You could potentially use WARC instead of Tar as the appended container, sure, but that's a lot of complexity, WARC doesn't serialize the rendered page (so what is the greater 'fidelity' actually getting you?) and SingleFile doesn't support WARC, and I don't see a specific advantage that a Gwtar using WARC would have. The page rendered what it rendered.
And if you choose to require separate files and break single-file, then you have many options.
> surely you could host "warcviewer.html" and "warcviewer.js" next to "mycoolwarc.warc" "mycoolwrc.cdx"
I'm not familiar with warcviewer.js and Googling isn't showing it. Are you thinking of https://github.com/webrecorder/wabac.js ?
I should have been a bit more verbose as I didn't mean to send anyone on a wild goose chase. The "warcviewer.{html,js}" part was just a hypothetical viewer to illustrate having a static client-side "web app" that functions much like Gwtar, but separately from payloads.

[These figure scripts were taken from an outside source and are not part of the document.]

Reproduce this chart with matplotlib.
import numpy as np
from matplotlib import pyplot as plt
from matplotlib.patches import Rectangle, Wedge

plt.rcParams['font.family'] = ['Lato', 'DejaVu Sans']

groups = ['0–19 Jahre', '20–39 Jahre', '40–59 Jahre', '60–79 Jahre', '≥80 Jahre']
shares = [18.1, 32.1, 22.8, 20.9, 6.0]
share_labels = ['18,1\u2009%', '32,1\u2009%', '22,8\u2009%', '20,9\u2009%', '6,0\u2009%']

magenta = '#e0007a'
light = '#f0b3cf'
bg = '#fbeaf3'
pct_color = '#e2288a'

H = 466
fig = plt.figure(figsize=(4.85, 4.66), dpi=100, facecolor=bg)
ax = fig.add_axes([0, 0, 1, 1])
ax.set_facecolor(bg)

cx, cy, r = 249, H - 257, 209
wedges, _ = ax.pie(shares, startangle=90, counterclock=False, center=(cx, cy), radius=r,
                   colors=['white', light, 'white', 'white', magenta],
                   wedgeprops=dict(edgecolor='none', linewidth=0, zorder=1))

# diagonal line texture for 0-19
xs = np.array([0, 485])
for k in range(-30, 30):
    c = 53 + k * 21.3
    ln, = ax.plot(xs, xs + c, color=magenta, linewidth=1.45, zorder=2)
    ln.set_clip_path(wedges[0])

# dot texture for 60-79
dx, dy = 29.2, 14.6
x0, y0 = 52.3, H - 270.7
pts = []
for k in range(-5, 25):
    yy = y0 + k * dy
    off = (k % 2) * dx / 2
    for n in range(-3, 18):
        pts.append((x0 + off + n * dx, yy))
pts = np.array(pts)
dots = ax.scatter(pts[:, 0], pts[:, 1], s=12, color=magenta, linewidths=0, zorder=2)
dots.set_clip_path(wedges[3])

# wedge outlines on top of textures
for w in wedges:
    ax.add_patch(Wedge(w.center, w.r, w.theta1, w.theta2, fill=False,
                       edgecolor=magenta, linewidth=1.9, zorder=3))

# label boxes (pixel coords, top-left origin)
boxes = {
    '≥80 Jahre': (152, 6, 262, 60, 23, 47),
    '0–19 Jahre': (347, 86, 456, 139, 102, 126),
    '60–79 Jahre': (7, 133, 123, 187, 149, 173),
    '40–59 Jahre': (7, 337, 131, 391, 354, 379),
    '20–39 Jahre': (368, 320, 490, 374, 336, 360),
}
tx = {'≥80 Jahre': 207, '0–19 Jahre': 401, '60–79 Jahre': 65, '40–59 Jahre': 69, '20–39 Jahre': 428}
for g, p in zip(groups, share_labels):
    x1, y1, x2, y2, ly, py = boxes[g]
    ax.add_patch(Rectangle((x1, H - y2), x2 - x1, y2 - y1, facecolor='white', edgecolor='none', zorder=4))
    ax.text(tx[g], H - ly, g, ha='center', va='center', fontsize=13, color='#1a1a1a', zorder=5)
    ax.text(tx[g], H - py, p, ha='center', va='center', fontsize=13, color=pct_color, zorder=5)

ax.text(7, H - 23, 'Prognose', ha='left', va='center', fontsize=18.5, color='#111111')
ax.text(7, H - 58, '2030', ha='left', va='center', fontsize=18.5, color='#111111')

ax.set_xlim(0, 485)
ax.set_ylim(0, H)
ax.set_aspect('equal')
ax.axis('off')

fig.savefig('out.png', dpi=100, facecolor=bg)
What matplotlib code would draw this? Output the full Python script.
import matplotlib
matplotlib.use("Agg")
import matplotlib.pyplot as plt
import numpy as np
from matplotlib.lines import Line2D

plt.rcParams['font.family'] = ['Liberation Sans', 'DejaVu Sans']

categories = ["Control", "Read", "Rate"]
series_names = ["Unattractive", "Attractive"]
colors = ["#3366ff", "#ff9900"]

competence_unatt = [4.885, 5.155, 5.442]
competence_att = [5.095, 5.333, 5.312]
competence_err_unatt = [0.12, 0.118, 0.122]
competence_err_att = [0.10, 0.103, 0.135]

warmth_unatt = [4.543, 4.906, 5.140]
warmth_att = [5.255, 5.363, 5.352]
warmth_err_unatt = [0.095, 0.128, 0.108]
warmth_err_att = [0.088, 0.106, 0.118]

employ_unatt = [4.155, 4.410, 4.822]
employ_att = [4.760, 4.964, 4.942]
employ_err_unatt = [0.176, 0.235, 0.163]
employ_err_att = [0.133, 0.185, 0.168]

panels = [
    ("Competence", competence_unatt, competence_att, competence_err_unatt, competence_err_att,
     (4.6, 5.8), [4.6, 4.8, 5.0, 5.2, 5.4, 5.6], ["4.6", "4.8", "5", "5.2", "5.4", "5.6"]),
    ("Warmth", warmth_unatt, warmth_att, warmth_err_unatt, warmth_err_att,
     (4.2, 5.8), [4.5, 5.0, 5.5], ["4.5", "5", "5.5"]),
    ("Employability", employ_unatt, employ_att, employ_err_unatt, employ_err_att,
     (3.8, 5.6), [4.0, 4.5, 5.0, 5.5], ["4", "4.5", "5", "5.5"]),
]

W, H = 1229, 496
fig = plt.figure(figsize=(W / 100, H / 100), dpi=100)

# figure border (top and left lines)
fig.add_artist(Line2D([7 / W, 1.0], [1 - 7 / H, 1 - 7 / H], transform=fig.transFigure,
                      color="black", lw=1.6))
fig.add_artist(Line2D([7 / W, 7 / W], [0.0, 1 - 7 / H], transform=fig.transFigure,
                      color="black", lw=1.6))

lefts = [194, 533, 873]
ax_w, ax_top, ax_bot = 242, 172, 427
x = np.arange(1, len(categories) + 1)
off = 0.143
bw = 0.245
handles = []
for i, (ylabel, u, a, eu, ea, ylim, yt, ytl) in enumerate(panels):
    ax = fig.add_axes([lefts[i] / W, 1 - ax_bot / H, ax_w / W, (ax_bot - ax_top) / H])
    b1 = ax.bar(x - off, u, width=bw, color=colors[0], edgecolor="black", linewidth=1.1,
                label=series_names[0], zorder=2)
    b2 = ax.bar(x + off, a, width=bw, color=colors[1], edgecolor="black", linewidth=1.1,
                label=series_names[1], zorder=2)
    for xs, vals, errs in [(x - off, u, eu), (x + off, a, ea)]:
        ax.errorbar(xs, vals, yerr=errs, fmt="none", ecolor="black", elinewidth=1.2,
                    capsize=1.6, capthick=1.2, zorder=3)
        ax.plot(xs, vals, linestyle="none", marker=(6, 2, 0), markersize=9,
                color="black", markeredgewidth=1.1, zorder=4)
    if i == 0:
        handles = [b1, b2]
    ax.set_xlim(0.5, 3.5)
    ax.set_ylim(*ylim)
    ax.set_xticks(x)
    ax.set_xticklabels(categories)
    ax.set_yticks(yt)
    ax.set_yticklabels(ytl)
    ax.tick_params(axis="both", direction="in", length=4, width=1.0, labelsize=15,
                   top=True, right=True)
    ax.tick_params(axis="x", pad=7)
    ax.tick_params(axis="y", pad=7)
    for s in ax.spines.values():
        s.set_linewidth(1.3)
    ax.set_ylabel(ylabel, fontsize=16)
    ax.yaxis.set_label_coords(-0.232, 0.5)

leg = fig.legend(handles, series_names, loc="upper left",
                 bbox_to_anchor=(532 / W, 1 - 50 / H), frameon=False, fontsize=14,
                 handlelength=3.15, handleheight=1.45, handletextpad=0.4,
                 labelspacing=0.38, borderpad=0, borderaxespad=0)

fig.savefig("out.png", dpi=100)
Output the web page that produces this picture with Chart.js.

To expand what I have in mind, it'd be a script like Gwtar, except it loads WARCs through URLs to CDX files. Alternatively, it might also load WARC files fully to memory, where an index could be constructed on the fly. In the latter case, that would allow the same viewer to be used with or without a web server. Though, I can imagine that loading archives without a web server was probably out-of-scope for Gwtar, otherwise something could have been figured out (e.g., putting the tar in a <textarea>'s RCDATA; do browsers support "binary" data in there correctly?).
While the WARC specs are a mess (sometimes quite ambiguous), I've never had much trouble reading or writing them. As for why WARC, having the option to preserve request/response metadata, as well as having interoperability with anything else in the WARC ecosystem, would be nice. Also, a separate viewer would naturally be updateable without changing the archive files themselves.